Unplug, Soldier! Too Much Online Time is Hurting the Army
A West Point scholar says team bonding — the bedrock of military effectiveness — is being undermined by electronic distractions.
I look forward to dinner with my family every night. It is a time of discussion, reflection and bonding that is one of the center points of our family cohesion. My wife and I are adamant about banning smartphones, TVs, and toys during this time. No Pokémon Go. No Facebook. We hope this practice teaches our children the importance of socialization and community in an increasingly individualistic society.
I was taught the power of group activities not during my own upbringing but by the military. The top general in the Marine Corps, Gen. Robert B. Neller, recently announced that he wants to curtail cellphone use for Marines — partly for security concerns while deployed to combat and partly for them to get back to martial lives without such devices and distractions. This is a sign of the U.S. military’s ongoing battle with the individuality we see in our society. Without action, they risk losing team bonds that mean life or death on the battlefield.
Mobile devices, the internet, and social media allow individuals to lead online lives disconnected from their environment, community, and teams around them. With their face buried in smartphones and computers, many spend most of their day connected to an online community from which they disconnect only when necessary. Too often, it seems, real life gets in the way of their online life. And it's not only a generational thing. At playgrounds, I see iParents glued to their handhelds, oblivious to their kids and parental counterparts.
The impact of all of us living in an online world has been identified in professional sports, where NBA players spend their halftimes scrolling through Twitter; in academic institutions, where students’ digital distractions reduce their learning, and on sidewalks in towns across America, where citizens look like they are having staring contests with their mobile devices rather than acknowledging those around them. I am still baffled that rest stops along some highways have been renamed "text stops."
This growing social norm has made its way to combat. Hoping to ease the burden of constant rotations in and out of combat zones during a protracted war, the military brought much of society to the battlefield. Smart phones, internet cafes, social media, and takeout fast food became as omnipresent in Iraq and Afghanistan as in Middle America.
These new creature comforts are focused on individual soldiers' wants and motivation rather than on small teams. This individual focus, combined with immediate access to family, friends and communities outside the military, is a path to failure for team building.
This is no small thing: building social cohesion among small teams is the most important thing the military does. History and research have shown that the close bonds formed by soldiers are the dominant reason we fight and prevail on the battlefield.
When new recruits join the service, they are formed into small teams of squads, platoons, and companies. They eat, sleep, exercise, and train with these teams. To take one example, every day of the four years cadets attend West Point, they do what cadets for over 150 years have done: they eat lunch together. They eat family-style at assigned tables with other members of their company. Research backs up the social context to meals.

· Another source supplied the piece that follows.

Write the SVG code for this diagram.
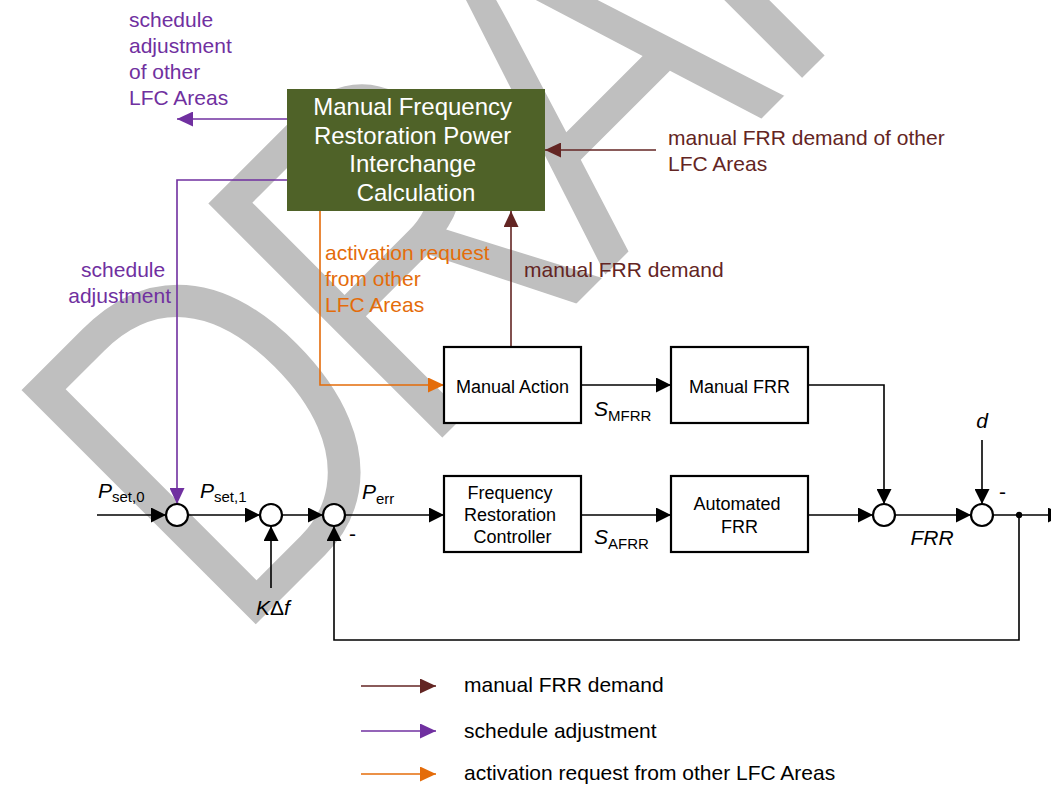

Bonobo chimpanzees, for example, given the choice of either monopolizing food or actively sharing, prefer to release a recipient from an adjacent room and feast together instead of eating all the food alone. Unfortunately, once a West Point cadet joins their new unit as a commissioned officer, they no longer have to eat with their teammates. For lunch, they can visit cafeterias. Some eat with their team, with a buddy, or grab it to go and eat alone.
The Marine general's desire to just ban smartphones or put the kibosh on the internet in combat is a popular response to the effects of connected devices and social media on small-unit cohesion. But placing large bans on technology for digital natives is probably a futile effort and short-lived. Technology has changed the social practices of the average American.
Instead, the military must continue to build teams through shared hardship and communal living. Make everyday events like eating lunch focused on social bonding and then ban phones and other distractions from those events. These events and practices are the weapons against individualistic technology that threaten building cohesion in highly performing teams. Let’s discuss over lunch.